Ha habido épocas –no muchas– en las que ser cristiano estaba bien visto. Y la tentación, entonces, era la hipocresía. Muchos necios se hacían pasar por santos para ser populares, y también, por desgracia, algunos santos fueron tenidos por necios. En nuestros días, en Occidente, ser cristiano no significa, precisamente, ser popular. Y la tentación es la cobardía, el silencio con que muchos guardan su cristianismo en la intimidad para no ser etiquetados y poder gozar de popularidad.

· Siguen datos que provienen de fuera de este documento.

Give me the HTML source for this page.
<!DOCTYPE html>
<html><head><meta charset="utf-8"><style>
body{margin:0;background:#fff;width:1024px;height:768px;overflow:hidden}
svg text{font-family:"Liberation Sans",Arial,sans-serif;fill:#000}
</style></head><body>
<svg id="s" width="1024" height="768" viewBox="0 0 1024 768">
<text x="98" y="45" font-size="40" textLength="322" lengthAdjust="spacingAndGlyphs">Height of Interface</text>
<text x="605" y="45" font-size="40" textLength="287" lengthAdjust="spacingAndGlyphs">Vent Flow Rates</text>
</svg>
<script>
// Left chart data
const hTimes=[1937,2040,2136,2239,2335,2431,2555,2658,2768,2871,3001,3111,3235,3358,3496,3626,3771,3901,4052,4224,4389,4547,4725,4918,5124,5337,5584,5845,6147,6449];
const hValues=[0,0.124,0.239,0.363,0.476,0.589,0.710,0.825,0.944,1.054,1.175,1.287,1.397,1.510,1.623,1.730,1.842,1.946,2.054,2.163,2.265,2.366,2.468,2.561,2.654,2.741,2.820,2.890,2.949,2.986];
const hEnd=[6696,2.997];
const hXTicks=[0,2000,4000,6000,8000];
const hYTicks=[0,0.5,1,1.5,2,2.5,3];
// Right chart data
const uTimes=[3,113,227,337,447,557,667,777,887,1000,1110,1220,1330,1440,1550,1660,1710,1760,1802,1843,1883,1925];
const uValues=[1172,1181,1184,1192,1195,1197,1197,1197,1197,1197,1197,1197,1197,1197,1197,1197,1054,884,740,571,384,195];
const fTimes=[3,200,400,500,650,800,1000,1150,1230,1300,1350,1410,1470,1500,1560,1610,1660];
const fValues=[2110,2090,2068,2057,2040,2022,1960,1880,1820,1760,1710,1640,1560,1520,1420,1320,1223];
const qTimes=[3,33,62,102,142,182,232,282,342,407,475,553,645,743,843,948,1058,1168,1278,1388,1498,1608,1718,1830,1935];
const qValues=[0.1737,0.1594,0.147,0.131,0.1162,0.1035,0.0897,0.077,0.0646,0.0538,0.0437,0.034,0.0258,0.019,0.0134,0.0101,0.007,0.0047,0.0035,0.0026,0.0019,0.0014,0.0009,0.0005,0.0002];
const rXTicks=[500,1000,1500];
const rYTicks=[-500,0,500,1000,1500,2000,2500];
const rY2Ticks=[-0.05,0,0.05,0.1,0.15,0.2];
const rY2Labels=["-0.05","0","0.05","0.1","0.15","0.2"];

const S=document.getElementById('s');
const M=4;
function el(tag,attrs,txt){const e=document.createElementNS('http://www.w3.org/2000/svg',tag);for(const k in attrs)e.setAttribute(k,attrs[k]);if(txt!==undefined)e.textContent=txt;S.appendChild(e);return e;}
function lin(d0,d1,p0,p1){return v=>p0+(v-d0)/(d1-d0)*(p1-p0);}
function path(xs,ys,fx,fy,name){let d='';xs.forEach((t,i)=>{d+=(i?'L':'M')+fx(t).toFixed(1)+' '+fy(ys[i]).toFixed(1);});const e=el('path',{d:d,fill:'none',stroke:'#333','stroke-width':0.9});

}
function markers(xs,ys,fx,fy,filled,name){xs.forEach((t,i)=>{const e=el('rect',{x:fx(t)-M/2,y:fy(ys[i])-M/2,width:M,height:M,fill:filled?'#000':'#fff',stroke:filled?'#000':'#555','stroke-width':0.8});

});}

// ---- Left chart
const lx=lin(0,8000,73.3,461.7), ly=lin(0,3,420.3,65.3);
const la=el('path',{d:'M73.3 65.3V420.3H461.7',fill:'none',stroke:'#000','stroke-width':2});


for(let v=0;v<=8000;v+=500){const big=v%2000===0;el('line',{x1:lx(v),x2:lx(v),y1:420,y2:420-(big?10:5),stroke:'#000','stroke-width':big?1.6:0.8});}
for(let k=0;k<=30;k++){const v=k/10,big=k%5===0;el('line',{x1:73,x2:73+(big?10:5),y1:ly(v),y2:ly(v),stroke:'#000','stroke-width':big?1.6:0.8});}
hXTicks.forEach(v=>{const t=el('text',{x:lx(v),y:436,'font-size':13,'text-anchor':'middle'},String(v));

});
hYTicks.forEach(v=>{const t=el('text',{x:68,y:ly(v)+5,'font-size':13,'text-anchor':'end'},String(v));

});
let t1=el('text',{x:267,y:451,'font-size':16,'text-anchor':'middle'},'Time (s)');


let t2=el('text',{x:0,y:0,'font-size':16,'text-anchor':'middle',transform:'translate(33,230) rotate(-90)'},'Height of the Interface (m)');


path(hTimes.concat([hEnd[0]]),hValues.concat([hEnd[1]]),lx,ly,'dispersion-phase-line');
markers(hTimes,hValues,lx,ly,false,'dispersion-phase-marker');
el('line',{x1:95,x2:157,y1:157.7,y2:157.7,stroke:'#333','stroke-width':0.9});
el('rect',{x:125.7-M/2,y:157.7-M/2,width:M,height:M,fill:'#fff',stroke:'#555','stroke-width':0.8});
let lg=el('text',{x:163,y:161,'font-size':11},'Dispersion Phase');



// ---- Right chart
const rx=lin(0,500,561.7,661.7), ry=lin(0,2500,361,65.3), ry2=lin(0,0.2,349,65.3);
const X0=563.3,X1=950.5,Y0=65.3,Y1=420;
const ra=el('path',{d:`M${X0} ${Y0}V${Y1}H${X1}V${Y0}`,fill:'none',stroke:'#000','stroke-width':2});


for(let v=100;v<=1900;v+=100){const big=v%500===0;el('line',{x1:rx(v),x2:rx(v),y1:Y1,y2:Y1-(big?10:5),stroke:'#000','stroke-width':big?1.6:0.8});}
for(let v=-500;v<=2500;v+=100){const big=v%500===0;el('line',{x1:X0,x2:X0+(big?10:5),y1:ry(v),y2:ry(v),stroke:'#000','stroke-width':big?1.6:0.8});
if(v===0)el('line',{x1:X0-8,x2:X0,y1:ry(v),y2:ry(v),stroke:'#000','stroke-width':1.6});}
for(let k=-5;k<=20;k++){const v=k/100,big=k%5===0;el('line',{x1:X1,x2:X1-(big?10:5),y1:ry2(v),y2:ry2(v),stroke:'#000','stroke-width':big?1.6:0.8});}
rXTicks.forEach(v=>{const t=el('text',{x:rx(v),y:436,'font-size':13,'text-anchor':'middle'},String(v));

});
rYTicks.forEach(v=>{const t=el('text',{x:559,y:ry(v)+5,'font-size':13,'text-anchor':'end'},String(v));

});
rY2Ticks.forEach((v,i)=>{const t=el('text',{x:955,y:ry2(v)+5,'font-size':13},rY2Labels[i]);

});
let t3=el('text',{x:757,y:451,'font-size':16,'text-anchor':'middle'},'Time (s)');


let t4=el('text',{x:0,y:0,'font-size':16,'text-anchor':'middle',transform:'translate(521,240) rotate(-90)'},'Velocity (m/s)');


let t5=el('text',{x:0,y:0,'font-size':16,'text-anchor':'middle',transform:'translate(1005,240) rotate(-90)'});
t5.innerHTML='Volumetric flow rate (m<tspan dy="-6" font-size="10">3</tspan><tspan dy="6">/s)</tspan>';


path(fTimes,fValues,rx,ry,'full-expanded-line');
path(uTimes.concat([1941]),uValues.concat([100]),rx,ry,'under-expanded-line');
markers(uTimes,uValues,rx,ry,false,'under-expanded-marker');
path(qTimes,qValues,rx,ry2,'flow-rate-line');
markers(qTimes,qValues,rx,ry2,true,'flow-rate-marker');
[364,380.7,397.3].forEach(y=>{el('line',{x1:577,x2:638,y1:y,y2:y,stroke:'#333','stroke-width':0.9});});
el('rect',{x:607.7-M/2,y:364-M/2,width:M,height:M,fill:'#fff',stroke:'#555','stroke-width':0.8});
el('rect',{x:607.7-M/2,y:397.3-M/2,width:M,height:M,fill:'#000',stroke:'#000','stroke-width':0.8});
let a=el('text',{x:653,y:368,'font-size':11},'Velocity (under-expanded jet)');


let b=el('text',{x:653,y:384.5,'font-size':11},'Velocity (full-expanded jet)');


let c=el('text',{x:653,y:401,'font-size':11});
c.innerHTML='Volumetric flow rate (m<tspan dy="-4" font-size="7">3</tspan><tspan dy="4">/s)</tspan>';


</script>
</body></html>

No caigáis en esa tentación. No tengáis miedo de mostraros como cristianos, con naturalidad, sin rarezas ni excentricidades. Pero tampoco os extrañe que muchos, al saber que amáis a Cristo, os detesten. Pues todo el que obra el mal detesta la luz, y no se acerca a la luz, para no verse acusado por sus obras.

Compadeceos de ellos y queredlos, no los juzguéis. Si se rebelan contra vosotros es, sencillamente, porque los dejáis mal; ponéis en evidencia su pecado con vuestra vida, y por eso os odian.

Haced con ellos como hizo el Señor. Tratad de redimirlos amándolos y sufriendo mansa y pacientemente su odio. Y evitad, a toda costa, buscar sólo la compañía de quienes comparten vuestra fe. Sed valientes.